Problem requirements: For this exercise, repeat all of the material verbatim apart from its images.

Supplied data:
--- Start ---

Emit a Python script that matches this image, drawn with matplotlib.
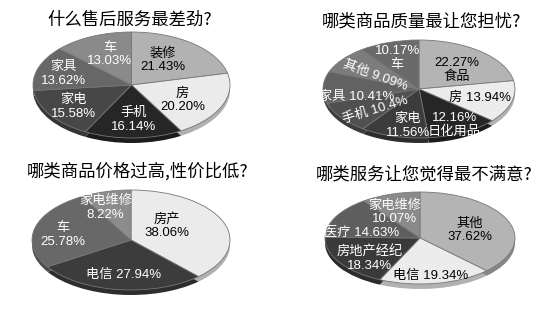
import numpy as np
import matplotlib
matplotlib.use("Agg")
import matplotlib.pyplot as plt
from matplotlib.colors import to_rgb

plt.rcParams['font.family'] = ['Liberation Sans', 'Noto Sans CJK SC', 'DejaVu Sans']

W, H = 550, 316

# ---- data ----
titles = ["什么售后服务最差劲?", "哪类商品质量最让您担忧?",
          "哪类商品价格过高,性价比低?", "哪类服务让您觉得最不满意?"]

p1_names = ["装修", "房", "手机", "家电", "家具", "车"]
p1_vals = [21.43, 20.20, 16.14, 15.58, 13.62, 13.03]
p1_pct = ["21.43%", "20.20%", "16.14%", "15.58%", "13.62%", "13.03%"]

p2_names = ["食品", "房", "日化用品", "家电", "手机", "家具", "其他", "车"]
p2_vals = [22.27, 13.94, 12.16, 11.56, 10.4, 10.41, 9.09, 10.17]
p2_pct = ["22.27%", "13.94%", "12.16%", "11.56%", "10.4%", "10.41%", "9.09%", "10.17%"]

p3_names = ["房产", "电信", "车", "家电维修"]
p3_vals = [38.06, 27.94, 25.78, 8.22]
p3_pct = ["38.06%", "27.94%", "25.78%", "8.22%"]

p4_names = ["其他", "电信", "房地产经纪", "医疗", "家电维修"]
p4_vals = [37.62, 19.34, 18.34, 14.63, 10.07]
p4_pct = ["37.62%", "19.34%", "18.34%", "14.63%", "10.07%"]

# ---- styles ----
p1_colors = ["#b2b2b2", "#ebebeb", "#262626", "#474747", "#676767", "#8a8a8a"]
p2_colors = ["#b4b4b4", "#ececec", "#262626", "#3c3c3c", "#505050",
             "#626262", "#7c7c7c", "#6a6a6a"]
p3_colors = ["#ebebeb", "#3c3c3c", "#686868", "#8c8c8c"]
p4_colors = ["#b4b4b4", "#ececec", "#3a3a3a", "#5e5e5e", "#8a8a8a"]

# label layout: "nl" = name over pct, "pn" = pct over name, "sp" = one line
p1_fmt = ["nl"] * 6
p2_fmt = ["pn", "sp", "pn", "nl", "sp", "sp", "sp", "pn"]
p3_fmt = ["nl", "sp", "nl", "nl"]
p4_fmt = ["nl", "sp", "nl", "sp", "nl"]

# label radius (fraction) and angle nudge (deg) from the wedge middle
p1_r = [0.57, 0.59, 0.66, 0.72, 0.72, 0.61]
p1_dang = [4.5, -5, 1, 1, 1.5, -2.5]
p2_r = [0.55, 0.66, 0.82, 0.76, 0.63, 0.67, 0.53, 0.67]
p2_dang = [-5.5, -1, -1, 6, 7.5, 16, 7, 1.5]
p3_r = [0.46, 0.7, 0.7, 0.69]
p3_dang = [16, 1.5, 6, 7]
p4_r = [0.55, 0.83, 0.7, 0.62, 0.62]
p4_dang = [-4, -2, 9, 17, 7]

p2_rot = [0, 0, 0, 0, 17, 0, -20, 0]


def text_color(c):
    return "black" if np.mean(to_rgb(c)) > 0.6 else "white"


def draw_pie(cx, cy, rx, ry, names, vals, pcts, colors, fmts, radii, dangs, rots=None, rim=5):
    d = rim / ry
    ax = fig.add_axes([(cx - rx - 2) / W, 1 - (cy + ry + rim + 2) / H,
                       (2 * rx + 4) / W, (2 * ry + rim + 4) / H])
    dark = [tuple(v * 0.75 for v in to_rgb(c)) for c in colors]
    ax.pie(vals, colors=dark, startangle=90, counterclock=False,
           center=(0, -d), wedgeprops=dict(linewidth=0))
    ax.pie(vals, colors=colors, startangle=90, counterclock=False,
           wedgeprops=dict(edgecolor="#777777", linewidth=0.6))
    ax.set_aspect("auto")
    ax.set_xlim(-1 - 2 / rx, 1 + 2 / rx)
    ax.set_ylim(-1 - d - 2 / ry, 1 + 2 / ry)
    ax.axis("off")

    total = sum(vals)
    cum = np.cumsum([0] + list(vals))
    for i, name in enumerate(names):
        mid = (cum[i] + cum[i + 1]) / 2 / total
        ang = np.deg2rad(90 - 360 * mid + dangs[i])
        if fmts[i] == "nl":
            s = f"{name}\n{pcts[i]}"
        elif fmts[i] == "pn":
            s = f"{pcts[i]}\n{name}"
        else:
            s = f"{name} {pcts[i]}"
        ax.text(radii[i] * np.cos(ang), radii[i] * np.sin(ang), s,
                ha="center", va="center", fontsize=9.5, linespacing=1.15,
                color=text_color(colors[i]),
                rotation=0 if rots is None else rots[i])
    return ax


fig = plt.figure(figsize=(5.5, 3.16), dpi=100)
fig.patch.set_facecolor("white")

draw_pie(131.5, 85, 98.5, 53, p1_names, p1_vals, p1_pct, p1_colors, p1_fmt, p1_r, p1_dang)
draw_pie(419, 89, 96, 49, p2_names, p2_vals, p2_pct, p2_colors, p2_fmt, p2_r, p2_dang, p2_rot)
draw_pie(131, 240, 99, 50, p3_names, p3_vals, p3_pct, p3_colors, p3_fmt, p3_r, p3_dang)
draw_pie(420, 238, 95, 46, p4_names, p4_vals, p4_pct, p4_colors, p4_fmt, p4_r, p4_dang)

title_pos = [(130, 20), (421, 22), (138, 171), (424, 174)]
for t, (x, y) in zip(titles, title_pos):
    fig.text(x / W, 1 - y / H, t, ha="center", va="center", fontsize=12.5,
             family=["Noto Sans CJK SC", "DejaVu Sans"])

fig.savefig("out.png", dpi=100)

--- End ---

Written solution:
Emit a Python script that matches this image, drawn with matplotlib.
import numpy as np
import matplotlib
matplotlib.use("Agg")
import matplotlib.pyplot as plt
from matplotlib.colors import to_rgb

plt.rcParams['font.family'] = ['Liberation Sans', 'Noto Sans CJK SC', 'DejaVu Sans']

W, H = 550, 316

# ---- data ----
titles = ["什么售后服务最差劲?", "哪类商品质量最让您担忧?",
          "哪类商品价格过高,性价比低?", "哪类服务让您觉得最不满意?"]

p1_names = ["装修", "房", "手机", "家电", "家具", "车"]
p1_vals = [21.43, 20.20, 16.14, 15.58, 13.62, 13.03]
p1_pct = ["21.43%", "20.20%", "16.14%", "15.58%", "13.62%", "13.03%"]

p2_names = ["食品", "房", "日化用品", "家电", "手机", "家具", "其他", "车"]
p2_vals = [22.27, 13.94, 12.16, 11.56, 10.4, 10.41, 9.09, 10.17]
p2_pct = ["22.27%", "13.94%", "12.16%", "11.56%", "10.4%", "10.41%", "9.09%", "10.17%"]

p3_names = ["房产", "电信", "车", "家电维修"]
p3_vals = [38.06, 27.94, 25.78, 8.22]
p3_pct = ["38.06%", "27.94%", "25.78%", "8.22%"]

p4_names = ["其他", "电信", "房地产经纪", "医疗", "家电维修"]
p4_vals = [37.62, 19.34, 18.34, 14.63, 10.07]
p4_pct = ["37.62%", "19.34%", "18.34%", "14.63%", "10.07%"]

# ---- styles ----
p1_colors = ["#b2b2b2", "#ebebeb", "#262626", "#474747", "#676767", "#8a8a8a"]
p2_colors = ["#b4b4b4", "#ececec", "#262626", "#3c3c3c", "#505050",
             "#626262", "#7c7c7c", "#6a6a6a"]
p3_colors = ["#ebebeb", "#3c3c3c", "#686868", "#8c8c8c"]
p4_colors = ["#b4b4b4", "#ececec", "#3a3a3a", "#5e5e5e", "#8a8a8a"]

# label layout: "nl" = name over pct, "pn" = pct over name, "sp" = one line
p1_fmt = ["nl"] * 6
p2_fmt = ["pn", "sp", "pn", "nl", "sp", "sp", "sp", "pn"]
p3_fmt = ["nl", "sp", "nl", "nl"]
p4_fmt = ["nl", "sp", "nl", "sp", "nl"]

# label radius (fraction) and angle nudge (deg) from the wedge middle
p1_r = [0.57, 0.59, 0.66, 0.72, 0.72, 0.61]
p1_dang = [4.5, -5, 1, 1, 1.5, -2.5]
p2_r = [0.55, 0.66, 0.82, 0.76, 0.63, 0.67, 0.53, 0.67]
p2_dang = [-5.5, -1, -1, 6, 7.5, 16, 7, 1.5]
p3_r = [0.46, 0.7, 0.7, 0.69]
p3_dang = [16, 1.5, 6, 7]
p4_r = [0.55, 0.83, 0.7, 0.62, 0.62]
p4_dang = [-4, -2, 9, 17, 7]

p2_rot = [0, 0, 0, 0, 17, 0, -20, 0]


def text_color(c):
    return "black" if np.mean(to_rgb(c)) > 0.6 else "white"


def draw_pie(cx, cy, rx, ry, names, vals, pcts, colors, fmts, radii, dangs, rots=None, rim=5):
    d = rim / ry
    ax = fig.add_axes([(cx - rx - 2) / W, 1 - (cy + ry + rim + 2) / H,
                       (2 * rx + 4) / W, (2 * ry + rim + 4) / H])
    dark = [tuple(v * 0.75 for v in to_rgb(c)) for c in colors]
    ax.pie(vals, colors=dark, startangle=90, counterclock=False,
           center=(0, -d), wedgeprops=dict(linewidth=0))
    ax.pie(vals, colors=colors, startangle=90, counterclock=False,
           wedgeprops=dict(edgecolor="#777777", linewidth=0.6))
    ax.set_aspect("auto")
    ax.set_xlim(-1 - 2 / rx, 1 + 2 / rx)
    ax.set_ylim(-1 - d - 2 / ry, 1 + 2 / ry)
    ax.axis("off")

    total = sum(vals)
    cum = np.cumsum([0] + list(vals))
    for i, name in enumerate(names):
        mid = (cum[i] + cum[i + 1]) / 2 / total
        ang = np.deg2rad(90 - 360 * mid + dangs[i])
        if fmts[i] == "nl":
            s = f"{name}\n{pcts[i]}"
        elif fmts[i] == "pn":
            s = f"{pcts[i]}\n{name}"
        else:
            s = f"{name} {pcts[i]}"
        ax.text(radii[i] * np.cos(ang), radii[i] * np.sin(ang), s,
                ha="center", va="center", fontsize=9.5, linespacing=1.15,
                color=text_color(colors[i]),
                rotation=0 if rots is None else rots[i])
    return ax


fig = plt.figure(figsize=(5.5, 3.16), dpi=100)
fig.patch.set_facecolor("white")

draw_pie(131.5, 85, 98.5, 53, p1_names, p1_vals, p1_pct, p1_colors, p1_fmt, p1_r, p1_dang)
draw_pie(419, 89, 96, 49, p2_names, p2_vals, p2_pct, p2_colors, p2_fmt, p2_r, p2_dang, p2_rot)
draw_pie(131, 240, 99, 50, p3_names, p3_vals, p3_pct, p3_colors, p3_fmt, p3_r, p3_dang)
draw_pie(420, 238, 95, 46, p4_names, p4_vals, p4_pct, p4_colors, p4_fmt, p4_r, p4_dang)

title_pos = [(130, 20), (421, 22), (138, 171), (424, 174)]
for t, (x, y) in zip(titles, title_pos):
    fig.text(x / W, 1 - y / H, t, ha="center", va="center", fontsize=12.5,
             family=["Noto Sans CJK SC", "DejaVu Sans"])

fig.savefig("out.png", dpi=100)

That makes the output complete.